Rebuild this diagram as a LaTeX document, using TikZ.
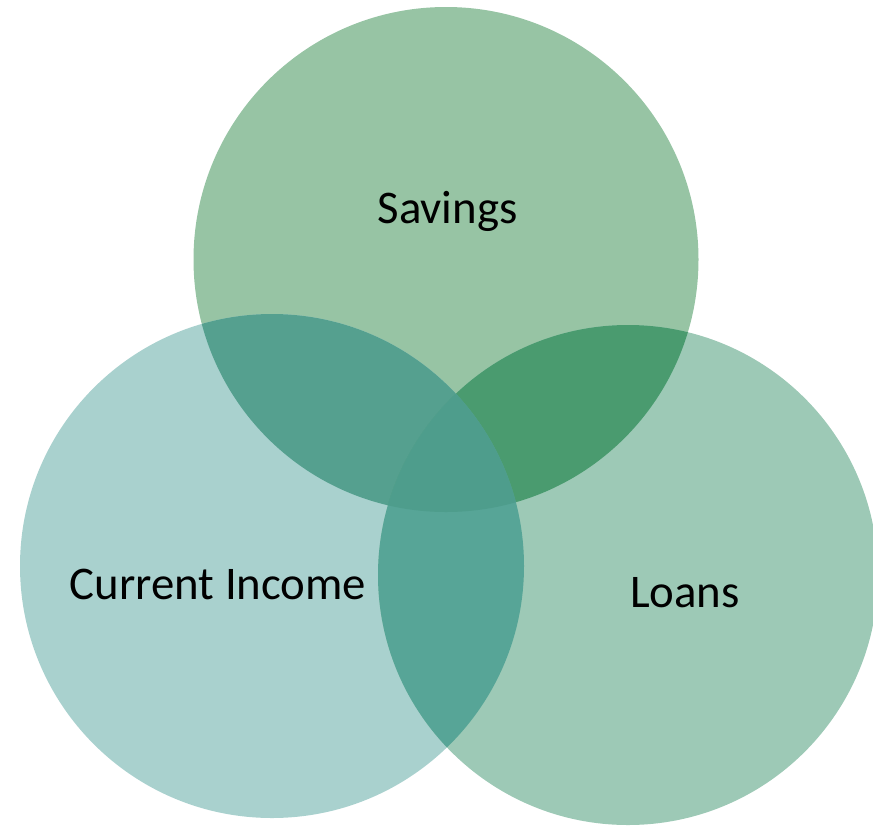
\documentclass[tikz,border=0pt]{standalone}
\usepackage{fontspec}
\setmainfont{Carlito}
\definecolor{cA}{HTML}{97C4A4}
\definecolor{cB}{HTML}{A9D1CE}
\definecolor{cC}{HTML}{9DC9B6}
\definecolor{cAB}{HTML}{55A08F}
\definecolor{cAC}{HTML}{4A9B6F}
\definecolor{cBC}{HTML}{57A597}
\definecolor{cABC}{HTML}{4E9D8C}
\tikzset{lbl/.style={inner sep=0pt, anchor=base, font=\fontsize{46.8}{50}\selectfont, text=black}}
\begin{document}
\begin{tikzpicture}[x=1pt,y=-1pt]
\useasboundingbox (0,0) rectangle (873,828);
\def\cirA{(446,259.5) circle[radius=252.5]}
\def\cirB{(272,566) circle[radius=252]}
\def\cirC{(628,575) circle[radius=250]}
\begin{scope}
\clip (0,0) rectangle (873,828);
\fill[cA] \cirA;
\fill[cB] \cirB;
\fill[cC] \cirC;
\begin{scope}\clip \cirA; \fill[cAB] \cirB; \end{scope}
\begin{scope}\clip \cirA; \fill[cAC] \cirC; \end{scope}
\begin{scope}\clip \cirB; \fill[cBC] \cirC; \end{scope}
\begin{scope}\clip \cirA; \clip \cirB; \fill[cABC] \cirC; \end{scope}
\end{scope}
\node[lbl] (sav) at (447.5,223) {Savings};
\node[lbl] (inc) at (218,599) {Current Income};
\node[lbl] (loa) at (685,607) {Loans};
\end{tikzpicture}
\end{document}
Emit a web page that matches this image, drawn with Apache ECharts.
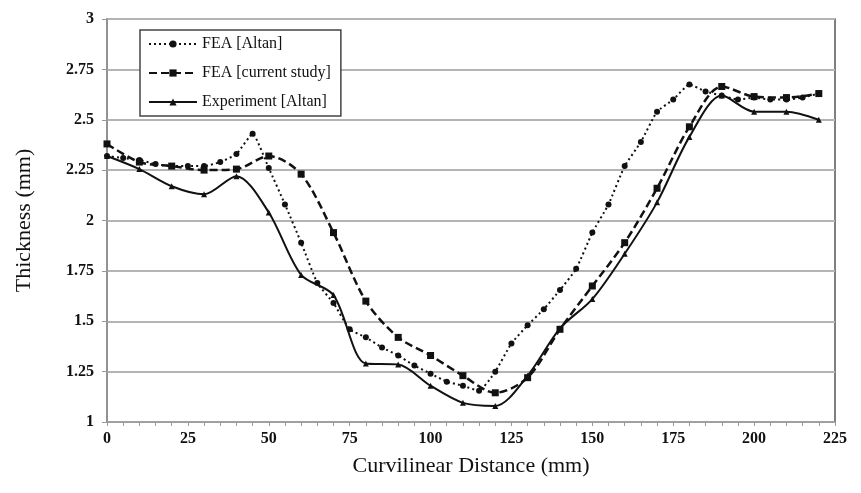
<!DOCTYPE html>
<html>
<head>
<meta charset="utf-8">
<script src="https://cdn.jsdelivr.net/npm/echarts@6/dist/echarts.min.js"></script>
<style>html,body{margin:0;padding:0;background:#fff}#c{width:861px;height:493px}</style>
</head>
<body>
<div id="c"></div>
<script>
// ---- data ----
const seriesNames = ['FEA [Altan]', 'FEA [current study]', 'Experiment [Altan]'];
const xAltan = [0,5,10,15,20,25,30,35,40,45,50,55,60,65,70,75,80,85,90,95,100,105,110,115,120,125,130,135,140,145,150,155,160,165,170,175,180,185,190,195,200,205,210,215,220];
const yAltan = [2.32,2.31,2.30,2.28,2.27,2.27,2.27,2.29,2.33,2.43,2.26,2.08,1.89,1.69,1.59,1.46,1.42,1.37,1.33,1.28,1.24,1.20,1.18,1.155,1.25,1.39,1.48,1.56,1.655,1.76,1.94,2.08,2.27,2.39,2.54,2.60,2.675,2.64,2.62,2.60,2.61,2.60,2.60,2.61,2.63];
const xCurrent = [0,10,20,30,40,50,60,70,80,90,100,110,120,130,140,150,160,170,180,190,200,210,220];
const yCurrent = [2.38,2.29,2.27,2.25,2.255,2.32,2.23,1.94,1.60,1.42,1.33,1.23,1.145,1.22,1.46,1.675,1.89,2.16,2.465,2.665,2.615,2.61,2.63];
const xExp = [0,10,20,30,40,50,60,70,80,90,100,110,120,130,140,150,160,170,180,190,200,210,220];
const yExp = [2.32,2.255,2.17,2.13,2.22,2.04,1.73,1.63,1.29,1.285,1.18,1.095,1.08,1.23,1.465,1.61,1.835,2.09,2.415,2.62,2.54,2.54,2.50];
const xTicks = [0,25,50,75,100,125,150,175,200,225];
const yTicks = [1,1.25,1.5,1.75,2,2.25,2.5,2.75,3];

const pairs = (xs, ys) => xs.map((x, i) => [x, ys[i]]);
const FONT = 'Liberation Serif';
const INK = '#111';

const chart = echarts.init(document.getElementById('c'), null, {renderer: 'canvas'});
chart.setOption({
  animation: false,
  backgroundColor: '#fff',
  grid: {left: 107, right: 26, top: 19, bottom: 71, show: true, borderColor: '#555', borderWidth: 1.5},
  legend: {
    orient: 'vertical', left: 140, top: 30,
    backgroundColor: '#fff', borderColor: '#444', borderWidth: 1.5,
    padding: [6, 10, 6, 8], itemGap: 13, itemWidth: 48, itemHeight: 9,
    textStyle: {fontFamily: FONT, fontSize: 16, color: INK},
    data: seriesNames
  },
  xAxis: {
    type: 'value', min: 0, max: 225, interval: 25,
    name: 'Curvilinear Distance (mm)', nameLocation: 'middle', nameGap: 33,
    nameTextStyle: {fontFamily: FONT, fontSize: 22, color: INK},
    axisLine: {show: true, lineStyle: {color: '#999', width: 1.5}},
    axisTick: {show: true, inside: false, length: 4, lineStyle: {color: '#999'}},
    minorTick: {show: true, splitNumber: 5, length: 4, lineStyle: {color: '#999'}},
    splitLine: {show: false},
    axisLabel: {fontFamily: FONT, fontSize: 16, fontWeight: 'bold', color: INK, margin: 9,
      formatter: v => xTicks.includes(v) ? String(v) : ''}
  },
  yAxis: {
    type: 'value', min: 1, max: 3, interval: 0.25,
    name: 'Thickness (mm)', nameLocation: 'middle', nameGap: 72,
    nameTextStyle: {fontFamily: FONT, fontSize: 22, color: INK},
    axisLine: {show: true, lineStyle: {color: '#999', width: 1.5}},
    axisTick: {show: true, length: 5, lineStyle: {color: '#999'}},
    splitLine: {show: true, lineStyle: {color: '#b4b4b4', width: 2}},
    axisLabel: {fontFamily: FONT, fontSize: 16, fontWeight: 'bold', color: INK, margin: 13,
      formatter: v => yTicks.includes(v) ? String(v) : ''}
  },
  series: [
    {
      name: seriesNames[0], type: 'line', data: pairs(xAltan, yAltan),
      symbol: 'circle', symbolSize: 6, smooth: 0.15,
      lineStyle: {color: INK, width: 2, type: [2, 3]},
      itemStyle: {color: INK}, z: 3
    },
    {
      name: seriesNames[1], type: 'line', data: pairs(xCurrent, yCurrent),
      symbol: 'rect', symbolSize: 7, smooth: 0.3,
      lineStyle: {color: INK, width: 2.5, type: [8, 4]},
      itemStyle: {color: INK}, z: 4
    },
    {
      name: seriesNames[2], type: 'line', data: pairs(xExp, yExp),
      symbol: 'triangle', symbolSize: 6, smooth: 0.3,
      lineStyle: {color: INK, width: 2},
      itemStyle: {color: INK}, z: 5
    }
  ]
});
</script>
</body>
</html>
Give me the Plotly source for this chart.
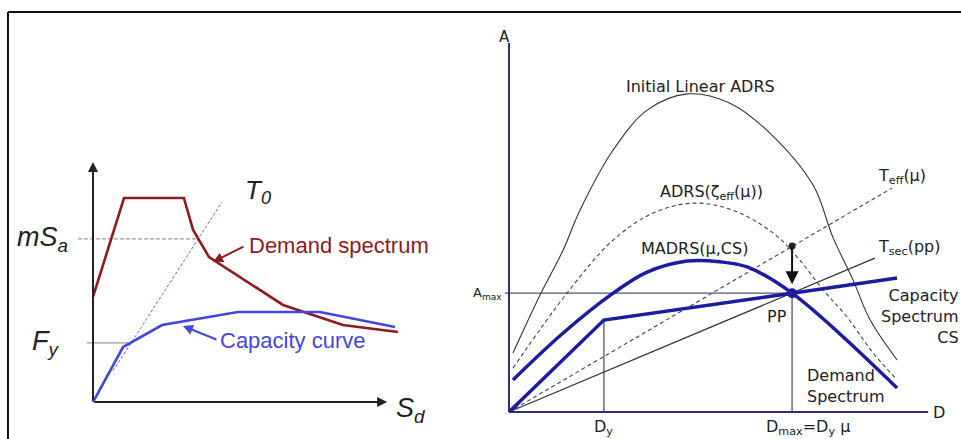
import plotly.graph_objects as go

# ---------------- Left panel data (Sd, Sa in arbitrary units) ----------------
demand_sd = [0, 10.1, 29.6, 32.6, 37.8, 61.9, 81.4, 99.3]
demand_sa = [43.4, 84.3, 84.3, 71.1, 59.9, 40.1, 31.8, 28.9]
capacity_sd = [0, 9.8, 22.5, 37.1, 47.2, 73.9, 98.4]
capacity_sa = [0, 22.7, 31.8, 35.1, 37.2, 37.2, 31.0]
t0_sd = [6.5, 42.0]
t0_sa = [12.8, 82.6]
mSa_level = 67.4
Fy_level = 24.4

# ---------------- Right panel data (D, A in arbitrary units) ----------------
cs_d = [0, 22.6, 67.4, 92.4]
cs_a = [0, 24.9, 32.2, 36.3]
madrs_d = [0.95, 12.9, 24.8, 32.9, 42.4, 50.2, 56.7, 67.4, 92.4]
madrs_a = [8.7, 21.4, 32.2, 37.9, 40.9, 40.7, 39.3, 32.2, 6.5]
init_d = [0.95, 7.4, 12.9, 16.9, 24.8, 32.9, 42.4, 52.6, 62.1, 72.4, 77.1, 81.9, 86.0, 92.4]
init_a = [16.0, 31.7, 43.9, 54.7, 71.0, 81.8, 86.2, 83.7, 75.6, 61.5, 47.4, 35.8, 24.9, 14.1]
adrs_d = [0.95, 13.8, 24.8, 34.3, 43.8, 53.3, 62.9, 68.6, 74.8, 80.5, 86.7, 92.4]
adrs_a = [11.9, 32.2, 46.6, 53.9, 56.6, 54.7, 48.5, 42.0, 33.1, 25.7, 16.0, 8.7]
teff_d = [0, 91.2]
teff_a = [0, 60.7]
tsec_d = [0, 87.1]
tsec_a = [0, 41.7]
Dy = 22.6
Ay = 24.9
Dmax = 67.4
Amax = 32.2
A_eff_point = 45.0

RED = "#8e1b1f"
LBLUE = "#4646dc"
NAVY = "#1c1ca0"
AXN = "#2e2e78"
THIN = "#333333"

fig = go.Figure()

def line(x, y, color, width, dash="solid", xa="x", ya="y", shape="linear"):
    fig.add_trace(go.Scatter(x=x, y=y, mode="lines", xaxis=xa, yaxis=ya,
                             line=dict(color=color, width=width, dash=dash, shape=shape),
                             hoverinfo="skip", showlegend=False))

# ---- left panel ----
line([-4.9, 33.9], [mSa_level, mSa_level], "#9a9a9a", 1.2, dash="4px,2px")
line([-2.0, 11.4], [Fy_level, Fy_level], "#9a9a9a", 1.2)
line(t0_sd, t0_sa, "#6a6ad8", 1, dash="3px,2px")
line(demand_sd, demand_sa, RED, 2.6)
line(capacity_sd, capacity_sa, LBLUE, 2.6)

# ---- right panel ----
line([-1, Dmax], [Amax, Amax], "#55557a", 1.3, xa="x2", ya="y2")
line([Dy, Dy], [0, Ay], "#555555", 1.3, xa="x2", ya="y2")
line([Dmax, Dmax], [0, Amax], "#555555", 1.3, xa="x2", ya="y2")
line(init_d, init_a, THIN, 1.1, xa="x2", ya="y2", shape="spline")
line(adrs_d, adrs_a, "#444444", 1.1, dash="4px,3px", xa="x2", ya="y2", shape="spline")
line(teff_d, teff_a, "#444444", 1.1, dash="4px,3px", xa="x2", ya="y2")
line(tsec_d, tsec_a, THIN, 1.2, xa="x2", ya="y2")
line(cs_d, cs_a, NAVY, 3.5, xa="x2", ya="y2")
line(madrs_d, madrs_a, NAVY, 3.5, xa="x2", ya="y2", shape="spline")
line([0, 0], [0, 100], AXN, 2, xa="x2", ya="y2")
line([0, 99.8], [0, 0], AXN, 2, xa="x2", ya="y2")
fig.add_trace(go.Scatter(x=[Dmax], y=[A_eff_point], mode="markers", xaxis="x2", yaxis="y2",
                         marker=dict(color="#222222", size=7), hoverinfo="skip", showlegend=False))
fig.add_trace(go.Scatter(x=[Dmax], y=[Amax], mode="markers", xaxis="x2", yaxis="y2",
                         marker=dict(color=NAVY, size=10), hoverinfo="skip", showlegend=False))

ann = []
def arrow(x, y, ax, ay, color, width, head, xr="x", yr="y", size=1.0):
    ann.append(dict(x=x, y=y, ax=ax, ay=ay, xref=xr, yref=yr, axref=xr, ayref=yr,
                    showarrow=True, arrowhead=head, arrowsize=size, arrowwidth=width,
                    arrowcolor=color, text=""))

def text(x, y, t, size, color="#222222", xr="x", yr="y", xanchor="center", yanchor="middle",
         family="Liberation Sans, Arial", align="center"):
    ann.append(dict(x=x, y=y, xref=xr, yref=yr, text=t, showarrow=False, xanchor=xanchor,
                    yanchor=yanchor, align=align, font=dict(size=size, color=color, family=family)))

# left axes arrows
arrow(0, 99.2, 0, 0, "#222222", 2, 2)
arrow(95.8, 0, 0, 0, "#222222", 2, 2)
# label arrows
arrow(39.1, 57.9, 49.5, 64.5, RED, 2, 2)
arrow(29.3, 31.4, 40.7, 25.6, LBLUE, 2, 2)
# left labels
text(-16.3, mSa_level, "<i>mS<sub>a</sub></i>", 27)
text(-15.3, Fy_level, "<i>F<sub>y</sub></i>", 27)
text(53.7, 86.8, "<i>T<sub>0</sub></i>", 26)
text(103.3, -3.3, "<i>S<sub>d</sub></i>", 27)
text(50.2, 64.5, "Demand spectrum", 22, color=RED, xanchor="left")
text(40.7, 25.6, "Capacity curve", 22, color=LBLUE, xanchor="left")

# right arrow
arrow(Dmax, 34.6, Dmax, A_eff_point, "#111111", 2, 2, xr="x2", yr="y2", size=1.3)
DV = "DejaVu Sans"
text(45.7, 88.3, "Initial Linear ADRS", 16, xr="x2", yr="y2", family=DV)
text(48.1, 59.6, "ADRS(ζ<sub>eff</sub>(μ))", 16, xr="x2", yr="y2", family=DV)
text(44.2, 44.4, "MADRS(μ,CS)", 16, xr="x2", yr="y2", family=DV)
text(87.5, 63.8, "T<sub>eff</sub>(μ)", 16, xr="x2", yr="y2", family=DV, xanchor="left")
text(87.5, 44.6, "T<sub>sec</sub>(pp)", 16, xr="x2", yr="y2", family=DV, xanchor="left")
text(0.9995, 26.0, "Capacity<br>Spectrum<br>CS", 16, xr="paper", yr="y2", family=DV,
     xanchor="right", align="right")
text(63.8, 26.0, "PP", 16, xr="x2", yr="y2", family=DV)
text(70.5, 7.0, "Demand<br>Spectrum", 16, xr="x2", yr="y2", family=DV, xanchor="left", align="left")
text(Dy, -4.3, "D<sub>y</sub>", 16, xr="x2", yr="y2", family=DV)
text(71.2, -4.3, "D<sub>max</sub>=D<sub>y</sub> μ", 16, xr="x2", yr="y2", family=DV)
text(-1, 101.5, "A", 15, xr="x2", yr="y2", family=DV)
text(102.5, 0, "D", 16, xr="x2", yr="y2", family=DV)
text(-1.2, Amax, "A<sub>max</sub>", 13, xr="x2", yr="y2", family=DV, xanchor="right")

fig.update_layout(
    width=961, height=439, margin=dict(l=0, r=0, t=0, b=0),
    paper_bgcolor="white", plot_bgcolor="white", showlegend=False,
    xaxis=dict(domain=[0.00094, 0.44818], range=[-30, 110], visible=False),
    yaxis=dict(domain=[0.0567, 0.6631], range=[-5, 105], visible=False),
    xaxis2=dict(domain=[0.50780, 0.98855], range=[-5, 105], visible=False),
    yaxis2=dict(domain=[0.01948, 0.9441], range=[-5, 105], visible=False),
    annotations=ann,
    shapes=[
        dict(type="line", xref="paper", yref="paper", x0=0.0083, x1=1, y0=0.9727, y1=0.9727,
             line=dict(color="#111111", width=2)),
        dict(type="line", xref="paper", yref="paper", x0=0.0083, x1=0.0083, y0=0, y1=0.9727,
             line=dict(color="#111111", width=2)),
    ],
)

fig.write_html("out.html", config={"displayModeBar": False},
               post_script="document.body.style.margin='0px';")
################
Exactly reproduce the stretch that starts at the line containing "Emit a web page" and ends at the line containing "const INK = '#111';", both ends included; leave any pictures out.

• SOLUTION TO THIS PROBLEM:
Emit a web page that matches this image, drawn with Apache ECharts.
<!DOCTYPE html>
<html>
<head>
<meta charset="utf-8">
<script src="https://cdn.jsdelivr.net/npm/echarts@6/dist/echarts.min.js"></script>
<style>html,body{margin:0;padding:0;background:#fff}#c{width:861px;height:493px}</style>
</head>
<body>
<div id="c"></div>
<script>
// ---- data ----
const seriesNames = ['FEA [Altan]', 'FEA [current study]', 'Experiment [Altan]'];
const xAltan = [0,5,10,15,20,25,30,35,40,45,50,55,60,65,70,75,80,85,90,95,100,105,110,115,120,125,130,135,140,145,150,155,160,165,170,175,180,185,190,195,200,205,210,215,220];
const yAltan = [2.32,2.31,2.30,2.28,2.27,2.27,2.27,2.29,2.33,2.43,2.26,2.08,1.89,1.69,1.59,1.46,1.42,1.37,1.33,1.28,1.24,1.20,1.18,1.155,1.25,1.39,1.48,1.56,1.655,1.76,1.94,2.08,2.27,2.39,2.54,2.60,2.675,2.64,2.62,2.60,2.61,2.60,2.60,2.61,2.63];
const xCurrent = [0,10,20,30,40,50,60,70,80,90,100,110,120,130,140,150,160,170,180,190,200,210,220];
const yCurrent = [2.38,2.29,2.27,2.25,2.255,2.32,2.23,1.94,1.60,1.42,1.33,1.23,1.145,1.22,1.46,1.675,1.89,2.16,2.465,2.665,2.615,2.61,2.63];
const xExp = [0,10,20,30,40,50,60,70,80,90,100,110,120,130,140,150,160,170,180,190,200,210,220];
const yExp = [2.32,2.255,2.17,2.13,2.22,2.04,1.73,1.63,1.29,1.285,1.18,1.095,1.08,1.23,1.465,1.61,1.835,2.09,2.415,2.62,2.54,2.54,2.50];
const xTicks = [0,25,50,75,100,125,150,175,200,225];
const yTicks = [1,1.25,1.5,1.75,2,2.25,2.5,2.75,3];

const pairs = (xs, ys) => xs.map((x, i) => [x, ys[i]]);
const FONT = 'Liberation Serif';
const INK = '#111';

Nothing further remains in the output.